Envisager la question de la connaissance et de l’inconnaissance de Dieu implique de poser la question de l’athéisme (là encore, on retrouve une thématique chère à Henri de Lubac). En postulant une connaissance naturelle de Dieu, la théologie catholique crée une « base commune » (p. 513) à partir de laquelle il est possible de dialoguer avec l’athéisme. Dans son œuvre de la maturité, selon l’A., Karl Barth a affirmé qu’il y a pas d’être humain sans Dieu parce que Dieu, en Christ, est Dieu avec l’être humain. Cette thèse, selon l’A., mélange « le plan de l’être et celui du connaître » (p. 517). Mais la thèse de Barth est un peu plus complexe ; il affirme que s’il y a peut-être des êtres humains sans Dieu, Dieu, par contre, n’est jamais sans l’être humain. Il ne dit pas que « Dieu est connu de tout homme » (p. 517), me semble-t-il ; son assertion est avant tout théo-logique (au sens d’une parle concernant Dieu) et christologique, plutôt que noétique et anthropologique.

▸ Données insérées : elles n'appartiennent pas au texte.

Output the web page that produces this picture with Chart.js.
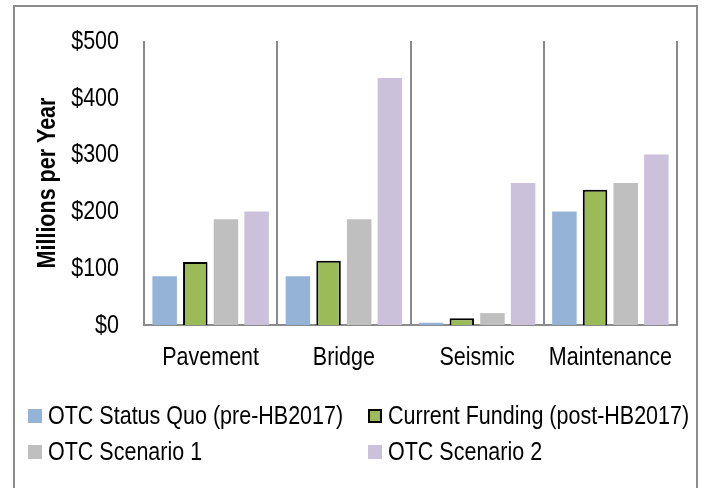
<!DOCTYPE html>
<html>
<head>
<meta charset="utf-8">
<script src="https://cdn.jsdelivr.net/npm/chart.js@4/dist/chart.umd.min.js"></script>
<style>
  html, body { margin: 0; padding: 0; background: #ffffff; }
  #wrap { position: relative; width: 709px; height: 488px; overflow: hidden; }
  canvas { display: block; }
</style>
</head>
<body>
<div id="wrap"><canvas id="chart" width="709" height="488"></canvas></div>
<script>
// Annual funding needs by asset category, millions of dollars per year
const categories = ['Pavement', 'Bridge', 'Seismic', 'Maintenance'];
const seriesNames = [
  'OTC Status Quo (pre-HB2017)',
  'Current Funding (post-HB2017)',
  'OTC Scenario 1',
  'OTC Scenario 2'
];
const statusQuo = [86, 86, 4, 200];
const currentFunding = [111, 113, 12, 238];
const scenario1 = [186, 186, 21, 250];
const scenario2 = [200, 435, 250, 300];
const yTicks = [0, 100, 200, 300, 400, 500];
const yTitle = 'Millions per Year';

const FONT = '"Liberation Sans", Arial, sans-serif';
const FONT_SIZE = 21.5;
const TEXT_STRETCH = 1.16;   // slightly tall lettering
const AXIS_GRAY = '#8a8a8a';

function tallText(ctx, text, x, y, align, rotate, bold) {
  ctx.save();
  ctx.translate(x, y);
  if (rotate) ctx.rotate(rotate);
  ctx.scale(1, TEXT_STRETCH);
  ctx.font = (bold ? 'bold ' : '') + FONT_SIZE + 'px ' + FONT;
  ctx.fillStyle = '#000000';
  ctx.textAlign = align;
  ctx.textBaseline = 'middle';
  ctx.fillText(text, 0, 0);
  ctx.restore();
}

// Axis labels placed through the chart's own scales
const axisText = {
  id: 'axisText',
  afterDraw(chart) {
    const ctx = chart.ctx;
    const xs = chart.scales.x, ys = chart.scales.y;
    yTicks.forEach(v => {
      tallText(ctx, '$' + v, ys.right - 25, ys.getPixelForValue(v) + 1, 'right');
    });
    categories.forEach((c, i) => {
      tallText(ctx, c, xs.getPixelForValue(i), xs.top + 33, 'center');
    });
    tallText(ctx, yTitle, 48, (ys.top + ys.bottom) / 2, 'center', -Math.PI / 2, true);
  }
};

// Two-column legend under the plot
const gridLegend = {
  id: 'gridLegend',
  afterDraw(chart) {
    const ctx = chart.ctx;
    const cols = [28, 368];
    const rows = [416, 452];
    chart.data.datasets.forEach((ds, i) => {
      const x = cols[i % 2];
      const y = rows[Math.floor(i / 2)];
      ctx.save();
      ctx.fillStyle = ds.backgroundColor;
      ctx.fillRect(x, y - 7, 14, 14);
      if (ds.borderWidth) {
        ctx.strokeStyle = ds.borderColor;
        ctx.lineWidth = 2;
        ctx.strokeRect(x + 1, y - 6, 12, 12);
      }
      ctx.restore();
      tallText(ctx, ds.label, x + 20, y + 1, 'left');
    });
  }
};

// Frame around the whole chart
const outerFrame = {
  id: 'outerFrame',
  afterDraw(chart) {
    const ctx = chart.ctx;
    ctx.save();
    ctx.strokeStyle = '#8c8c8c';
    ctx.lineWidth = 2;
    ctx.strokeRect(14, 6, 683, 600);
    ctx.restore();
  }
};

const seriesValues = [statusQuo, currentFunding, scenario1, scenario2];
const fills = ['#95B3D7', '#9BBB59', '#BFBFBF', '#CCC1DA'];

new Chart(document.getElementById('chart'), {
  type: 'bar',
  data: {
    labels: categories,
    datasets: seriesNames.map((name, i) => ({
      label: name,
      data: seriesValues[i],
      backgroundColor: fills[i],
      borderColor: '#000000',
      borderWidth: i === 1 ? 2 : 0,
      categoryPercentage: 0.92,
      barPercentage: 0.8
    }))
  },
  options: {
    responsive: false,
    animation: false,
    devicePixelRatio: 1,
    layout: { padding: { left: 20, right: 32, top: 41, bottom: 0 } },
    plugins: {
      legend: { display: false },
      tooltip: { enabled: false }
    },
    scales: {
      x: {
        offset: true,
        grid: {
          offset: true,
          display: true,
          drawTicks: false,
          color: AXIS_GRAY,
          lineWidth: 2
        },
        border: { display: true, color: AXIS_GRAY, width: 2 },
        ticks: { display: false },
        afterFit: (scale) => { scale.height = 163; }
      },
      y: {
        min: 0,
        max: 500,
        afterBuildTicks: (scale) => { scale.ticks = yTicks.map(v => ({ value: v })); },
        grid: { display: false, drawTicks: false },
        border: { display: false },
        ticks: { display: false },
        afterFit: (scale) => { scale.width = 124; }
      }
    }
  },
  plugins: [axisText, gridLegend, outerFrame]
});
</script>
</body>
</html>
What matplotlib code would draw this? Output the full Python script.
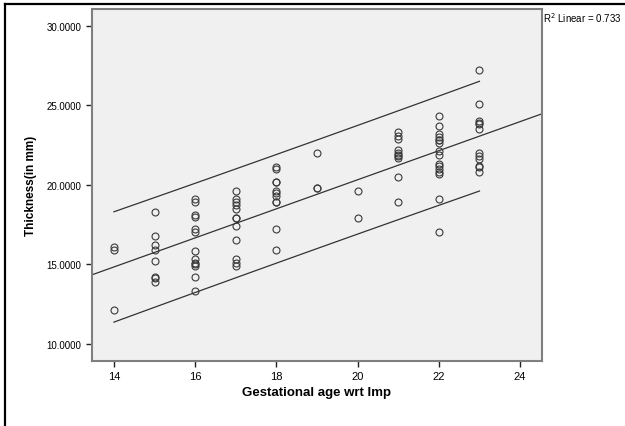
import numpy as np
import matplotlib
matplotlib.use("Agg")
import matplotlib.pyplot as plt
from matplotlib.lines import Line2D

# Data (gestational age vs thickness)
age_14 = [16.1, 15.9, 12.1]
age_15 = [18.3, 16.8, 16.2, 15.9, 15.2, 14.2, 14.1, 13.9]
age_16 = [19.1, 18.9, 18.1, 18.0, 17.2, 17.0, 15.8, 15.3, 15.1, 15.0, 14.9, 14.2, 13.3]
age_17 = [19.6, 19.1, 18.9, 18.7, 18.5, 17.9, 17.9, 17.4, 16.5, 15.3, 15.1, 14.9]
age_18 = [21.1, 21.0, 20.2, 20.2, 19.6, 19.5, 19.3, 18.9, 18.9, 17.2, 15.9]
age_19 = [22.0, 19.8, 19.8]
age_20 = [19.6, 17.9]
age_21 = [23.3, 23.1, 22.9, 22.2, 22.0, 21.9, 21.8, 21.7, 20.5, 18.9]
age_22 = [24.3, 23.7, 23.2, 23.0, 22.85, 22.8, 22.6, 22.1, 21.9, 21.3, 21.2,
          21.0, 20.8, 20.7, 19.1, 17.0]
age_23 = [27.2, 25.1, 24.0, 23.9, 23.8, 23.5, 22.0, 21.8, 21.6, 21.2, 21.1, 20.8]

ages = [14, 15, 16, 17, 18, 19, 20, 21, 22, 23]
groups = [age_14, age_15, age_16, age_17, age_18, age_19, age_20, age_21, age_22, age_23]

x_ticks = [14, 16, 18, 20, 22, 24]
y_ticks = [10, 15, 20, 25, 30]
r2_label = "R$^2$ Linear = 0.733"

x = np.concatenate([[a] * len(g) for a, g in zip(ages, groups)]).astype(float)
y = np.concatenate(groups)

fig = plt.figure(figsize=(6.25, 4.27), dpi=100)
ax = fig.add_axes([92 / 625, 1 - 361.5 / 427, 450 / 625, 351.5 / 427])
ax.set_facecolor("#f0f0f0")

xlim = (13.46, 24.54)
ax.set_xlim(*xlim)
ax.set_ylim(8.93, 31.07)

ax.plot(x, y, linestyle="none", marker="o", markersize=5,
        markerfacecolor="none", markeredgecolor="#3a3a3a", markeredgewidth=0.8)

# Linear fit and prediction interval
slope, intercept = np.polyfit(x, y, 1)
xf = np.linspace(xlim[0], xlim[1], 50)
ax.plot(xf, intercept + slope * xf, color="#333333", lw=0.9)
n = len(x)
resid = y - (intercept + slope * x)
s = np.sqrt(np.sum(resid ** 2) / (n - 2))
xm = x.mean()
sxx = np.sum((x - xm) ** 2)
xp = np.linspace(x.min(), x.max(), 50)
half = 1.99 * s * np.sqrt(1 + 1 / n + (xp - xm) ** 2 / sxx)
ax.plot(xp, intercept + slope * xp + half, color="#333333", lw=0.9)
ax.plot(xp, intercept + slope * xp - half, color="#333333", lw=0.9)

ax.set_xticks(x_ticks)
ax.set_xticklabels([str(t) for t in x_ticks], fontsize=8, family="Liberation Sans")
ax.set_yticks(y_ticks)
ax.set_yticklabels([f"{t:.4f}" for t in y_ticks], fontsize=7, family="Liberation Sans")
ax.tick_params(direction="out", length=4, width=1, color="#222222")
for sp in ax.spines.values():
    sp.set_color("#7f7f7f")
    sp.set_linewidth(1.5)

ax.set_xlabel("Gestational age wrt lmp", fontsize=9.5, fontweight="bold",
              family="Liberation Sans", labelpad=4)
ax.set_ylabel("Thickness(in mm)", fontsize=8.5, fontweight="bold",
              family="Liberation Sans", labelpad=7)

fig.text(543 / 625, 1 - 18 / 427, r2_label, fontsize=7, family="Liberation Sans",
         va="center", ha="left")

# outer frame (top and left)
fig.add_artist(Line2D([5 / 625, 1], [1 - 5 / 427, 1 - 5 / 427], color="black", lw=1.6))
fig.add_artist(Line2D([5 / 625, 5 / 625], [0, 1 - 5 / 427], color="black", lw=1.6))

fig.savefig("out.png", dpi=100)
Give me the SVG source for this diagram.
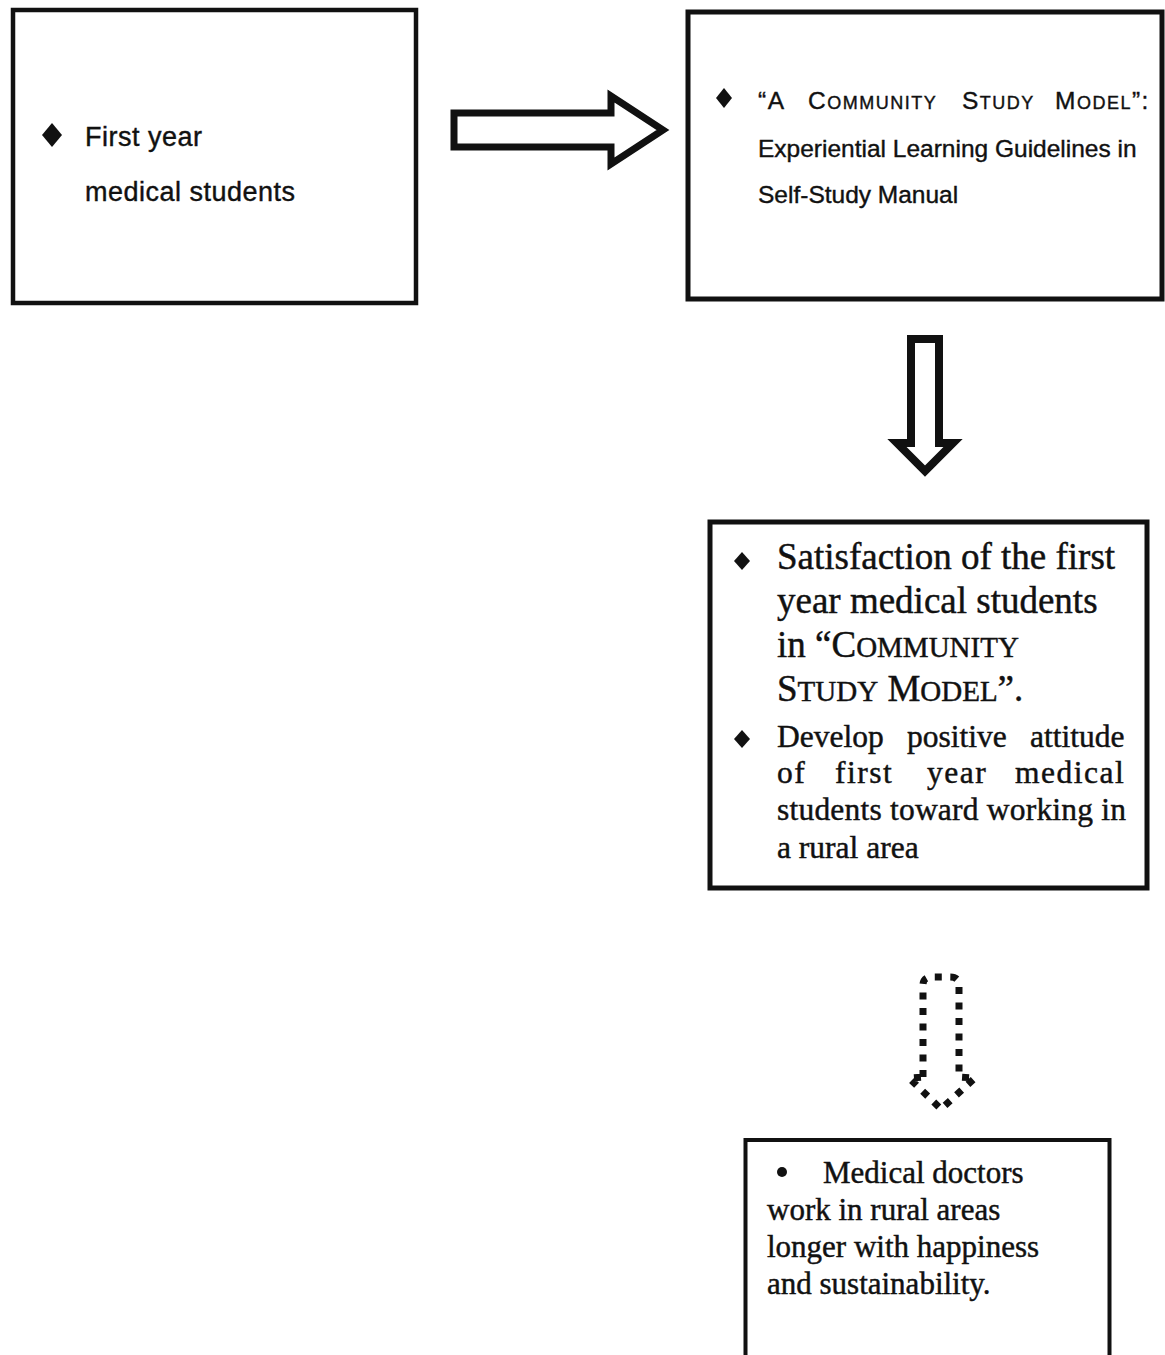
<svg xmlns="http://www.w3.org/2000/svg" width="1165" height="1355" viewBox="0 0 1165 1355">
<style>
.box{fill:#fff;stroke:#111;}
.sans{font-family:"Liberation Sans",Arial,sans-serif;fill:#111;stroke:#111;stroke-width:0.4;}
.serif{font-family:"Liberation Serif","Times New Roman",serif;fill:#111;stroke:#111;stroke-width:0.45;}
.dia{fill:#111;}
.arrow{fill:none;stroke:#111;stroke-linejoin:miter;}
</style>
<rect width="1165" height="1355" fill="#fff"/>

<g id="connectors">
  <path id="arrow-right" class="arrow" stroke-width="7" d="M454 113 L611 113 L611 96 L663 130 L611 164 L611 147 L454 147 Z"/>
  <path id="arrow-down" class="arrow" stroke-width="8" d="M911 339 L939 339 L939 443 L953 443 L925 471 L897 443 L911 443 Z"/>
  <path id="arrow-dotted" class="arrow" stroke-width="7" stroke-dasharray="7 8.5" d="M923 1077 L923 985 Q923 977 932 977 L950 977 Q959 977 959 985 L959 1077 L975 1078 L941 1109 L909 1078 Z"/>
</g>

<g id="node-first-year">
  <rect class="box" x="13" y="10" width="403" height="293" stroke-width="4.5"/>
  <polygon class="dia" points="52,123 62,135 52,147 42,135"/>
  <text class="sans" font-size="27" letter-spacing="0.5" x="85" y="146">First year</text>
  <text class="sans" font-size="27" letter-spacing="0.5" x="85" y="201">medical students</text>
</g>

<g id="node-model">
  <rect class="box" x="688" y="12" width="474" height="287" stroke-width="5"/>
  <polygon class="dia" points="724,88 732,98 724,108 716,98"/>
  <text class="sans" font-size="24.5" y="109" letter-spacing="1.5">
    <tspan x="758">“A</tspan>
    <tspan x="808">C<tspan font-size="18">OMMUNITY</tspan></tspan>
    <tspan x="962">S<tspan font-size="18">TUDY</tspan></tspan>
    <tspan x="1055">M<tspan font-size="18">ODEL</tspan>”:</tspan>
  </text>
  <text class="sans" font-size="24.5" x="758" y="157">Experiential Learning Guidelines in</text>
  <text class="sans" font-size="24.5" x="758" y="203">Self-Study Manual</text>
</g>

<g id="node-satisfaction">
  <rect class="box" x="710" y="522" width="437" height="366" stroke-width="5"/>
  <polygon class="dia" points="742,552 750,561 742,570 734,561"/>
  <text class="serif" font-size="37" x="777" y="569">Satisfaction of the first</text>
  <text class="serif" font-size="37" x="777" y="613">year medical students</text>
  <text class="serif" font-size="37" x="777" y="657">in “C<tspan font-size="29">OMMUNITY</tspan></text>
  <text class="serif" font-size="37" x="777" y="701">S<tspan font-size="29">TUDY</tspan> M<tspan font-size="29">ODEL</tspan>”.</text>
  <polygon class="dia" points="742,730 750,739 742,748 734,739"/>
  <text class="serif" font-size="31.5" y="747"><tspan x="777">Develop</tspan><tspan x="907">positive</tspan><tspan x="1030">attitude</tspan></text>
  <text class="serif" font-size="31.5" y="783" letter-spacing="1.5"><tspan x="777">of</tspan><tspan x="835">first</tspan><tspan x="927">year</tspan><tspan x="1015">medical</tspan></text>
  <text class="serif" font-size="31.5" x="777" y="820" textLength="349" lengthAdjust="spacing">students toward working in</text>
  <text class="serif" font-size="31.5" x="777" y="858">a rural area</text>
</g>

<g id="node-doctors">
  <rect class="box" x="745.5" y="1140" width="364" height="240" stroke-width="4"/>
  <circle class="dia" cx="782" cy="1172" r="5"/>
  <text class="serif" font-size="31" x="823" y="1183">Medical doctors</text>
  <text class="serif" font-size="31" x="767" y="1220">work in rural areas</text>
  <text class="serif" font-size="31" x="767" y="1257">longer with happiness</text>
  <text class="serif" font-size="31" x="767" y="1294">and sustainability.</text>
</g>
</svg>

On l’aura compris : le propos de l’auteur est de maintenir, face à ce qu’il perçoit comme des rétrécissements de la part de la plupart des penseurs protestants du XXe s. en direction d’un fidéisme, une approche plus large qui maintient l’importance d’une réflexion métaphysique et philosophique pour penser Dieu (cf. p. 1098).

Saluons l’énorme effort fourni par Emilio Brito dans cet ouvrage, qui sera sans doute très utile aux étudiants en théologie et en philosophie de la religion (moins à celles et ceux, mais ils ne sont pas légion, qui connaissent les auteurs convoqués dans ces deux tomes), ainsi que tout au long de sa fructueuse carrière d’universitaire et de théologien.